Arunava Kar | The Benchmarking Conference | LDC-IL

Developing A Benchmarking Tool for Indian Sentiment Analysis models

Arunava Kar

Research Scholar
Centre for Applied Linguistics and Translation Studies
University Hyderabad


Abstract

Sentiment analysis has emerged as one of the important task and use-case of machine learning. It is used by business to understand the business prospect and acceptance of their product as well as by the researcher and strategists who try to fathom the direction and depth of the online interactions It is often the core part of many statistical survey projects, business decisions and many upstream tasks like hate-speech detection (Santosh and Aravind, 2019). Leveraging the power of state-of-the-art architecture like transformer, the sentiment analysis model become very efficient as well as accurate. It is now possible to build multilingual sentiment analysis using the pre-trained multilingual transformer models like xml-roberta (Liu et al., 2019).

However, Indian internet users are predominantly multilingual as it is evident from their online interaction. Hence, sentiment analysis models built for Indian languages should be able to understand and analyse code-mixed content (Choudhary et al., 2023). Furthermore, all Indian languages use different scripts which is also a challenge as models need to recognize the script to understand the content (Bhargava et al., 2016). Therefore, the evaluation and benchmarking tool for the sentiment analysis models specifically developed for Indian language needs to incorporate very high linguistic diversity which is the characteristics of online interaction of the Indian people.
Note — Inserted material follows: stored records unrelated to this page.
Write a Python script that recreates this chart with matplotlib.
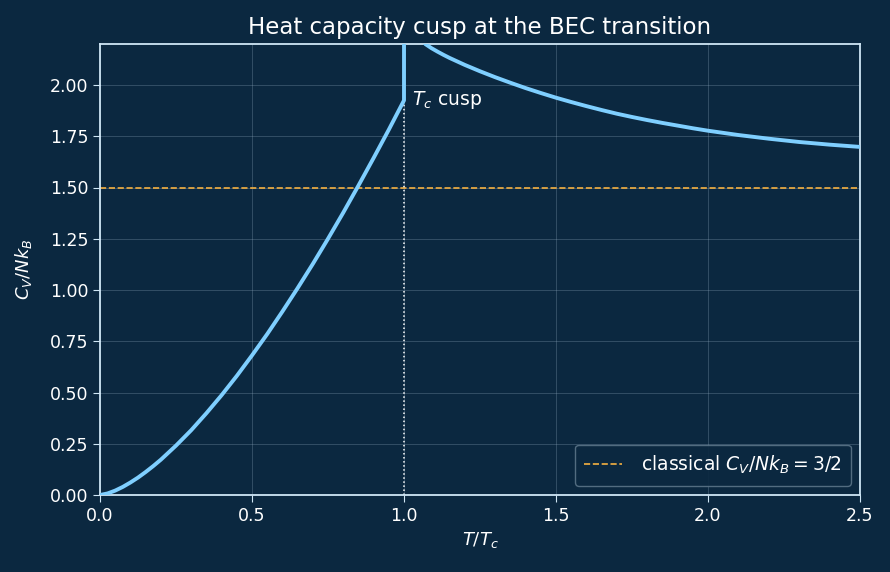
import matplotlib
matplotlib.use('Agg')
import matplotlib.pyplot as plt

BG = '#0b2840'
LINE = '#7fcfff'
ORANGE = '#f5b041'
FG = '#ffffff'

# below T_c
t_below = [0.0, 0.025, 0.05, 0.075, 0.1, 0.125, 0.15, 0.175, 0.2, 0.25,
           0.3, 0.35, 0.4, 0.45, 0.5, 0.55, 0.6, 0.65, 0.7, 0.75, 0.8,
           0.85, 0.9, 0.95, 1.0]
c_below = [0.0, 0.0076, 0.0215, 0.0395, 0.061, 0.085, 0.112, 0.141, 0.172,
           0.241, 0.316, 0.399, 0.487, 0.581, 0.681, 0.785, 0.895, 1.009,
           1.127, 1.250, 1.377, 1.509, 1.644, 1.782, 1.925]

# above T_c
t_above = [1.0, 1.001, 1.01, 1.03, 1.05, 1.07, 1.09, 1.11, 1.13, 1.15, 1.2,
           1.25, 1.3, 1.35, 1.4, 1.45, 1.5, 1.55, 1.6, 1.65, 1.7, 1.75,
           1.8, 1.85, 1.9, 1.95, 2.0, 2.1, 2.2, 2.3, 2.4, 2.5]
c_above = [1.925, 6.0, 3.2, 2.5, 2.28, 2.200, 2.180, 2.163, 2.147, 2.132,
           2.098, 2.067, 2.038, 2.011, 1.985, 1.961, 1.938, 1.917, 1.897,
           1.878, 1.860, 1.844, 1.829, 1.815, 1.802, 1.789, 1.777, 1.756,
           1.738, 1.722, 1.709, 1.698]

classical = 1.5
t_c = 1.0

fig = plt.figure(figsize=(8.9, 5.72), dpi=100, facecolor=BG)
ax = fig.add_axes([100 / 890, 77 / 572, 760 / 890, 451 / 572])
ax.set_facecolor(BG)

ax.plot(t_below + t_above, c_below + c_above, color=LINE, linewidth=2.8,
        zorder=3, solid_joinstyle='round')
ax.axhline(classical, color=ORANGE, linestyle='--', linewidth=1.2,
           label=r'classical $C_V/Nk_B = 3/2$', zorder=2)
ax.axvline(t_c, color=FG, linestyle=':', linewidth=1.1, zorder=2)
ax.text(1.025, 1.925, r'$T_c$ cusp', color=FG, fontsize=13.5, ha='left',
        va='center')

ax.set_xlim(0, 2.5)
ax.set_ylim(0, 2.2)
ax.set_xticks([0.0, 0.5, 1.0, 1.5, 2.0, 2.5])
ax.set_yticks([0.0, 0.25, 0.5, 0.75, 1.0, 1.25, 1.5, 1.75, 2.0])
ax.yaxis.set_major_formatter(matplotlib.ticker.FormatStrFormatter('%.2f'))
ax.grid(True, color='#8fa8bd', alpha=0.3, linewidth=0.7)

for s in ax.spines.values():
    s.set_color('#cfe6f5')
    s.set_linewidth(1.3)
ax.tick_params(colors='#cfe6f5', labelcolor=FG, labelsize=12.5, length=5)

ax.set_xlabel(r'$T/T_c$', color=FG, fontsize=13)
ax.set_ylabel(r'$C_V/Nk_B$', color=FG, fontsize=13, labelpad=11)
ax.set_title('Heat capacity cusp at the BEC transition', color=FG,
             fontsize=16.5, pad=7)

leg = ax.legend(loc='lower right', fontsize=13.5, facecolor=BG,
                edgecolor='#5a7488', framealpha=0.9, borderpad=0.5,
                handletextpad=1.0)
for txt in leg.get_texts():
    txt.set_color(FG)

fig.savefig('out.png', dpi=100, facecolor=BG)
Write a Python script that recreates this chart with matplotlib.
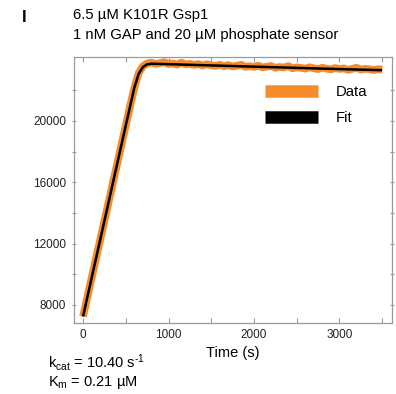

Here, I propose a novel benchmarking tool that evaluates the accuracy level of sentiment analysis models developed for Indian languages. I have developed benchmarking datasets comprising user’s online comment in different Indian languages. Right now, there are only Bangla and Hindi dataset created. Each dataset is divided into three sentiment classes: positive, negative and neutral. I have specifically included challenging cases like code-mixed sentence, sentence where two different script is used, incomplete sentences, emojis, sarcasm etc. An API is developed on the top of this dataset which can evaluate a sentiment analysis model and output its accuracy. I have evaluated 4 different sentiment analysis models created for Bangla and Hindi language. This paper describes the development of the datasets as well as the API and presents the result. I hope it will be a valuable tool for the evaluation and benchmarking of the sentiment analysis models.